:: What is expected ::
Below are the records; extract from them the line containing "Convert this chart to Bokeh code." to the line containing "from bokeh.resources import INLINE", both lines included, exactly and with no pictures.

— start of Records shown —

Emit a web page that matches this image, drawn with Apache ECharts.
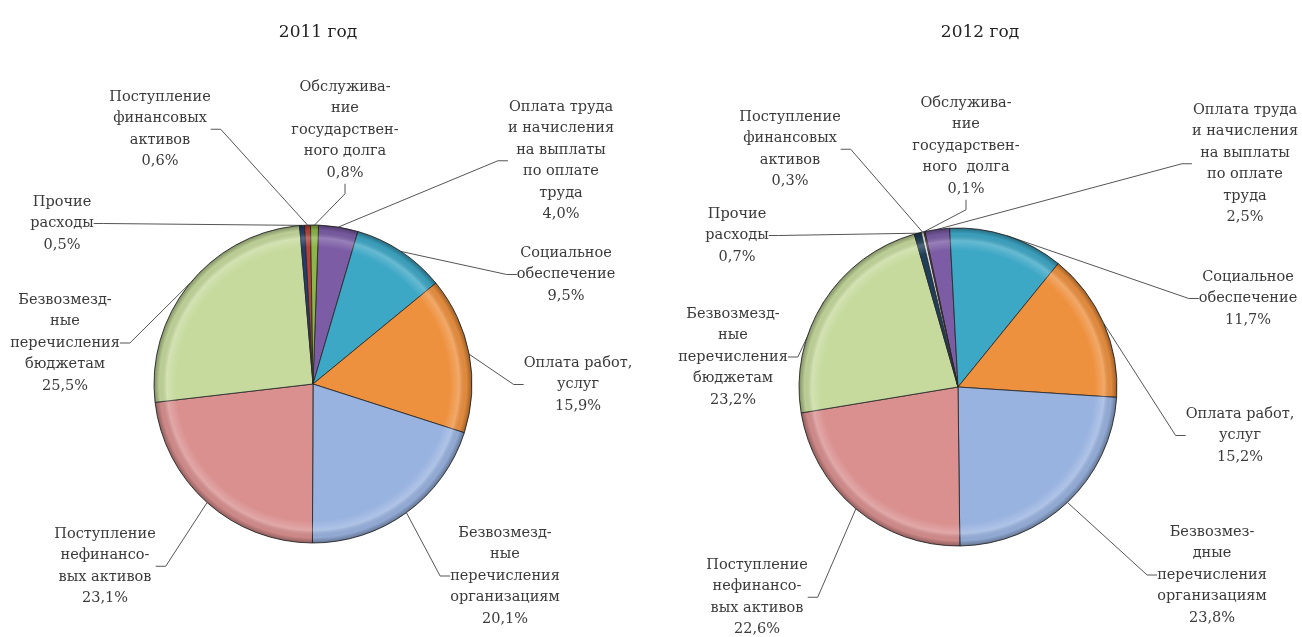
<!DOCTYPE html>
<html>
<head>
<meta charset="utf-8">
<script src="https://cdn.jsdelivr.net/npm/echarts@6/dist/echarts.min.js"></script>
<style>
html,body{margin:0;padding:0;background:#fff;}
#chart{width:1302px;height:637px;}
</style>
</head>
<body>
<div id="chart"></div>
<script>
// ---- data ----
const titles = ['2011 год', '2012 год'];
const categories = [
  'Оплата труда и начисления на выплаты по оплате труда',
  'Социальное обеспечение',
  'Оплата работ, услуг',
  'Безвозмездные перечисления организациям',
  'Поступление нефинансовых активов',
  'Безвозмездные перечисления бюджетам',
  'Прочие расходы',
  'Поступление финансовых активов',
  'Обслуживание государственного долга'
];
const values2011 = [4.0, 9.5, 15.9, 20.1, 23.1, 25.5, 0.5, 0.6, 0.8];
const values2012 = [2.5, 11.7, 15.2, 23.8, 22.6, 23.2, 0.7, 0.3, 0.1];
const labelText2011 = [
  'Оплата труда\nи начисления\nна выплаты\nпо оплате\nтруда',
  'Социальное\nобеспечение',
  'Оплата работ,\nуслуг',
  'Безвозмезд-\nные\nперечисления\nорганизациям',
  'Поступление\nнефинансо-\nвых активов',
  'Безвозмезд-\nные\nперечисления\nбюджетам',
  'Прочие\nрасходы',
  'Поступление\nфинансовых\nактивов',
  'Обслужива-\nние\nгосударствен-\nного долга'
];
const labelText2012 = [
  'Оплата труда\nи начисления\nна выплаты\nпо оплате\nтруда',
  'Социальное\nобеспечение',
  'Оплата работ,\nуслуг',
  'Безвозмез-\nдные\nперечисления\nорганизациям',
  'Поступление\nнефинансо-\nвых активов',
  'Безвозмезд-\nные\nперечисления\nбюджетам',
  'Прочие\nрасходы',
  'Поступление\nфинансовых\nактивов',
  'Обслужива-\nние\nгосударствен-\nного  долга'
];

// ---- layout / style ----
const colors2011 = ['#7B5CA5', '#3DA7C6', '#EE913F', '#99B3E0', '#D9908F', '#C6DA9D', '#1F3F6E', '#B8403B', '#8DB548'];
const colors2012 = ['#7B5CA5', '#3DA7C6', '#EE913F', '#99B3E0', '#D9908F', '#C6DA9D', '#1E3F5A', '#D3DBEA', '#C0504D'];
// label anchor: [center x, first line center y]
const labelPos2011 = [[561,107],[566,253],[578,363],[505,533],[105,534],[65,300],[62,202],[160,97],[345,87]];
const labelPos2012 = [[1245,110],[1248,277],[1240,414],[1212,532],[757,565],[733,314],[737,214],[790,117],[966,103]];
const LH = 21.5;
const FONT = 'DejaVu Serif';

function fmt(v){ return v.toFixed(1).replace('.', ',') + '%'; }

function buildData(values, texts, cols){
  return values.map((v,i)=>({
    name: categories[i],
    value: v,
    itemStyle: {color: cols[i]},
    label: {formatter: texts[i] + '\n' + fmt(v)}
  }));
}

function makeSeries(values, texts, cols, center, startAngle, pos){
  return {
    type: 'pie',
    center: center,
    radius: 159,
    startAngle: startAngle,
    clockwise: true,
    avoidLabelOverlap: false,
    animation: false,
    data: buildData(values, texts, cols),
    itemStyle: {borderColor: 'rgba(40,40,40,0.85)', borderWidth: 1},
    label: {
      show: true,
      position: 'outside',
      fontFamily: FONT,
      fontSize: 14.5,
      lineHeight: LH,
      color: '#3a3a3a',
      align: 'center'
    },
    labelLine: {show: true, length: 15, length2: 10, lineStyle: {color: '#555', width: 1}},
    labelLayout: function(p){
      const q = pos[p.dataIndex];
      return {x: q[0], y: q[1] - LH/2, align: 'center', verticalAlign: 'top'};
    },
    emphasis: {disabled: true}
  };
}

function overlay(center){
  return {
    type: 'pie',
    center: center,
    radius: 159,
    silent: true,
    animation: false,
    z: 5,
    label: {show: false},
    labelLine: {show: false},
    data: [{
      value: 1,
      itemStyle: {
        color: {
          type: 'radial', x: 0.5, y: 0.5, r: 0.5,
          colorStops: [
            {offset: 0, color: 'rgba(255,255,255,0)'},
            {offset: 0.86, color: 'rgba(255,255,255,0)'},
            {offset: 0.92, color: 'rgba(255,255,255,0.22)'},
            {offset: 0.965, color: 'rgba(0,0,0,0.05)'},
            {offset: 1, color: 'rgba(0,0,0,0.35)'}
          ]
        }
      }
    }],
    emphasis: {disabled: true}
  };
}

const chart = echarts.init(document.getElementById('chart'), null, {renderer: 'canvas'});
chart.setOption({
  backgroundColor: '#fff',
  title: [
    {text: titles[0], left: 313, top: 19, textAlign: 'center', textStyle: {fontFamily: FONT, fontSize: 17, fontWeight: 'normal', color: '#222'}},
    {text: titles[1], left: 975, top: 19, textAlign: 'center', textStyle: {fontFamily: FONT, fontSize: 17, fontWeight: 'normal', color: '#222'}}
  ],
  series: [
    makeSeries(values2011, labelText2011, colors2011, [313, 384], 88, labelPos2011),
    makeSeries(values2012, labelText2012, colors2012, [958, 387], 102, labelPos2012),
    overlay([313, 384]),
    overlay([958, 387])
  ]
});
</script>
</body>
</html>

— end of Records shown —
— start of Records shown —

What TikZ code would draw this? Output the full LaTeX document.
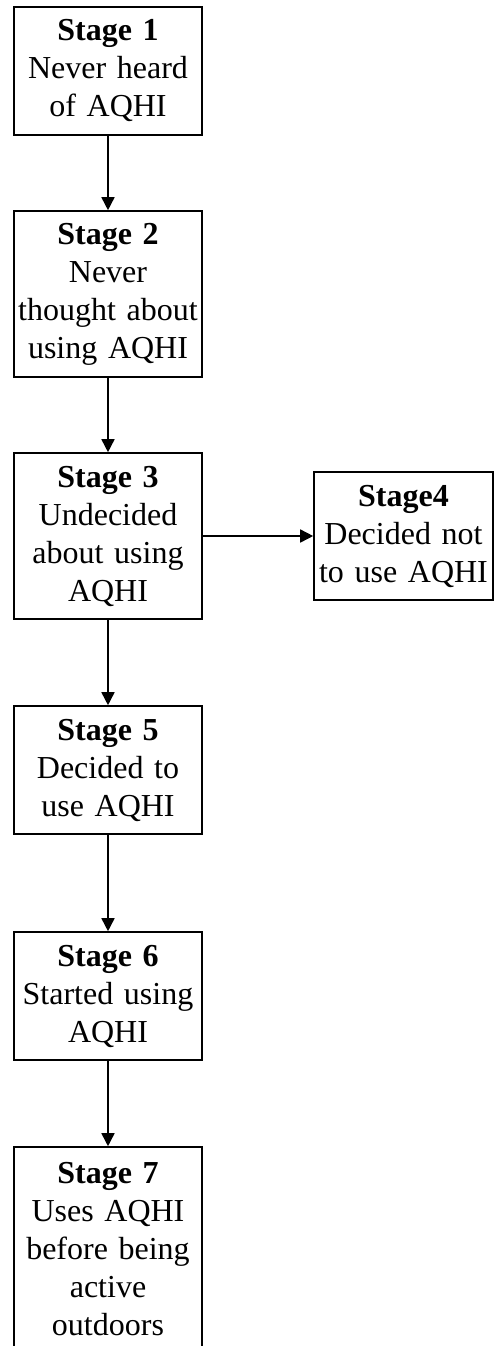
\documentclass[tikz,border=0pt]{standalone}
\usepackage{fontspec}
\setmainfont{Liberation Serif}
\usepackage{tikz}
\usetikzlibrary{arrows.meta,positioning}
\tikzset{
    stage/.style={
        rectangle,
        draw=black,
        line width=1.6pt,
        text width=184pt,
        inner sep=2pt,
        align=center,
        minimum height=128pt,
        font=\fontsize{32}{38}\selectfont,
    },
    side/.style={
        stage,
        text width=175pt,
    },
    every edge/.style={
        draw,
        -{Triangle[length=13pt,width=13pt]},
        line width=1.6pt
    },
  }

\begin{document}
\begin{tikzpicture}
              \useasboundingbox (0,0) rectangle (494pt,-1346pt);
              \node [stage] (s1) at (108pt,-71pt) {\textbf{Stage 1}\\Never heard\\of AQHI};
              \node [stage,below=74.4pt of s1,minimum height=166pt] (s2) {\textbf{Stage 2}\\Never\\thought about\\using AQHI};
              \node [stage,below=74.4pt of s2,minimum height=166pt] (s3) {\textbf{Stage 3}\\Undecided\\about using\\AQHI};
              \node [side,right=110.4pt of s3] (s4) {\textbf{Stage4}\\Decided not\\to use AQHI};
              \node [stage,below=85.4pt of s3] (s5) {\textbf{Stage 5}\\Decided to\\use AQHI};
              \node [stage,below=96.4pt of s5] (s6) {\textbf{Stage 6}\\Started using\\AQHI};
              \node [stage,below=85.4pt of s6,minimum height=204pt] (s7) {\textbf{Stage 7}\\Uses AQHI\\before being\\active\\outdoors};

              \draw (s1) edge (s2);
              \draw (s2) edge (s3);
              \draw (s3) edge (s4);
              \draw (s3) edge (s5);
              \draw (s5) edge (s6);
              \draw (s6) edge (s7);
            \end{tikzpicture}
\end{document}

— end of Records shown —
— start of Records shown —

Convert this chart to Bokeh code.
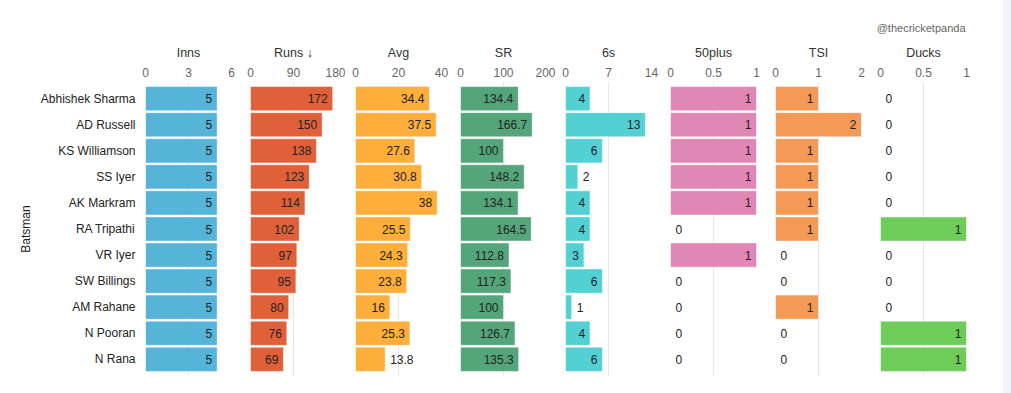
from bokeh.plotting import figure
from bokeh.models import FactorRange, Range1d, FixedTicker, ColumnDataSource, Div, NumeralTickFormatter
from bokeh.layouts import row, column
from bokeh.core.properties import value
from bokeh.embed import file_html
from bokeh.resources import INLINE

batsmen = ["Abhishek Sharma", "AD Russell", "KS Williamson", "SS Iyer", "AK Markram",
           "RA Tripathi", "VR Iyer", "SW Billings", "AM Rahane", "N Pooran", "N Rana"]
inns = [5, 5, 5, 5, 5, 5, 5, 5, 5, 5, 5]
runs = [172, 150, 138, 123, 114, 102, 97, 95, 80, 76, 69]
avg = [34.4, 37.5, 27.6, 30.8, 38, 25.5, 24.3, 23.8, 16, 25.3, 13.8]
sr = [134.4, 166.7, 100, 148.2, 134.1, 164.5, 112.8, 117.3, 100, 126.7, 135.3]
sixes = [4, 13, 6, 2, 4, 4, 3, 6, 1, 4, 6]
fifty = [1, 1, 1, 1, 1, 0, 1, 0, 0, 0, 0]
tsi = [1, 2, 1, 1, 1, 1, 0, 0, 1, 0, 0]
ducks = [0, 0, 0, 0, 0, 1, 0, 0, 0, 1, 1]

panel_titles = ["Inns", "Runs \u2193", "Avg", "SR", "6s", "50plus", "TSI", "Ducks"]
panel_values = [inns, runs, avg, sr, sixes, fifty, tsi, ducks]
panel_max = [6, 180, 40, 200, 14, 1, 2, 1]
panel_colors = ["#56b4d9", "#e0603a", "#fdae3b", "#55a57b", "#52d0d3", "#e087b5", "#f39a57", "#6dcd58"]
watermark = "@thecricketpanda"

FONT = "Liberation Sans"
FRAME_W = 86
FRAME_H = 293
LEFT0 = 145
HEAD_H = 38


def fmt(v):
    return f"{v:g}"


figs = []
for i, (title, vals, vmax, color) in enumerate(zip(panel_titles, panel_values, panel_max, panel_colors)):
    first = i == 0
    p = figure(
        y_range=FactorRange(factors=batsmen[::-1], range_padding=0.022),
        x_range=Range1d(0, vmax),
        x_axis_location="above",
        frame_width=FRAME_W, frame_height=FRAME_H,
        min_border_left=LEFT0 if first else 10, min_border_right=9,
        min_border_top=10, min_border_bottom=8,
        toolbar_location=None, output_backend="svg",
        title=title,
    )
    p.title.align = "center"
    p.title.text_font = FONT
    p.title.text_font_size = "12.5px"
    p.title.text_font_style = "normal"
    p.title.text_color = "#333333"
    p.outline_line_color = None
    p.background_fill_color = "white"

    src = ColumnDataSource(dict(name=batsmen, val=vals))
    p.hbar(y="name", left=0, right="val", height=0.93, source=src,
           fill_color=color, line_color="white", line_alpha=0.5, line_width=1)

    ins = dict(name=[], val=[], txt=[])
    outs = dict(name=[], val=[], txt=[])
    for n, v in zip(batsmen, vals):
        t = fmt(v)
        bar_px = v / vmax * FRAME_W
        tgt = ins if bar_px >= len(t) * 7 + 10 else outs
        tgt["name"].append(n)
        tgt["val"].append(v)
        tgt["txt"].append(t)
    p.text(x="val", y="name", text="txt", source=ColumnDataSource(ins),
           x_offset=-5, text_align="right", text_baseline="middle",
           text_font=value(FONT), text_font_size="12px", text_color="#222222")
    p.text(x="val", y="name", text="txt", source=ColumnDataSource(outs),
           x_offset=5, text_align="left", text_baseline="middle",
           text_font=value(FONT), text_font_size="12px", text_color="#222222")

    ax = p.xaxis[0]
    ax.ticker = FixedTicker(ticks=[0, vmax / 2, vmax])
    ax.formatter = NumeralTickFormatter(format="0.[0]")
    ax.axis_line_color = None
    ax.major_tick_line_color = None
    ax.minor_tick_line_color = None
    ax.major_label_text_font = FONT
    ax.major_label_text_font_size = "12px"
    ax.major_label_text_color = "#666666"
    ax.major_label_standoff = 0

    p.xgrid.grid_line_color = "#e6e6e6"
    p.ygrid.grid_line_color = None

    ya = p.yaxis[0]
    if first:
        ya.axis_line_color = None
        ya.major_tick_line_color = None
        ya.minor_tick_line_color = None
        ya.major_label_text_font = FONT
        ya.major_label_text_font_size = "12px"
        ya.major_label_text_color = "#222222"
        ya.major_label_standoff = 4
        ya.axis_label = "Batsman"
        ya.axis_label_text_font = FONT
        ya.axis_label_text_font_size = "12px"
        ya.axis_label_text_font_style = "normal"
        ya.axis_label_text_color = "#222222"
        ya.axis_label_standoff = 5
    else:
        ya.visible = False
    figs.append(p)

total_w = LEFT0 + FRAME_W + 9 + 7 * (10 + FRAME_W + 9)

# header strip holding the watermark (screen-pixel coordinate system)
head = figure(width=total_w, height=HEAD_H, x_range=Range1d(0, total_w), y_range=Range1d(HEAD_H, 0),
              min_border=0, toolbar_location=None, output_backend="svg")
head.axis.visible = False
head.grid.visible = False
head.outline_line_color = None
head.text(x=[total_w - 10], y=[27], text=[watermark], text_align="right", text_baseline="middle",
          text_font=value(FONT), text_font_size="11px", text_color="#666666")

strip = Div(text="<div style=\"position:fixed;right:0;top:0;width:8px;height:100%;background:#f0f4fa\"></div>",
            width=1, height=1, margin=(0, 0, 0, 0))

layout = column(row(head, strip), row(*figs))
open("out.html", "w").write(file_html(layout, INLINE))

— end of Records shown —

:: Answer ::
Convert this chart to Bokeh code.
from bokeh.plotting import figure
from bokeh.models import FactorRange, Range1d, FixedTicker, ColumnDataSource, Div, NumeralTickFormatter
from bokeh.layouts import row, column
from bokeh.core.properties import value
from bokeh.embed import file_html
from bokeh.resources import INLINE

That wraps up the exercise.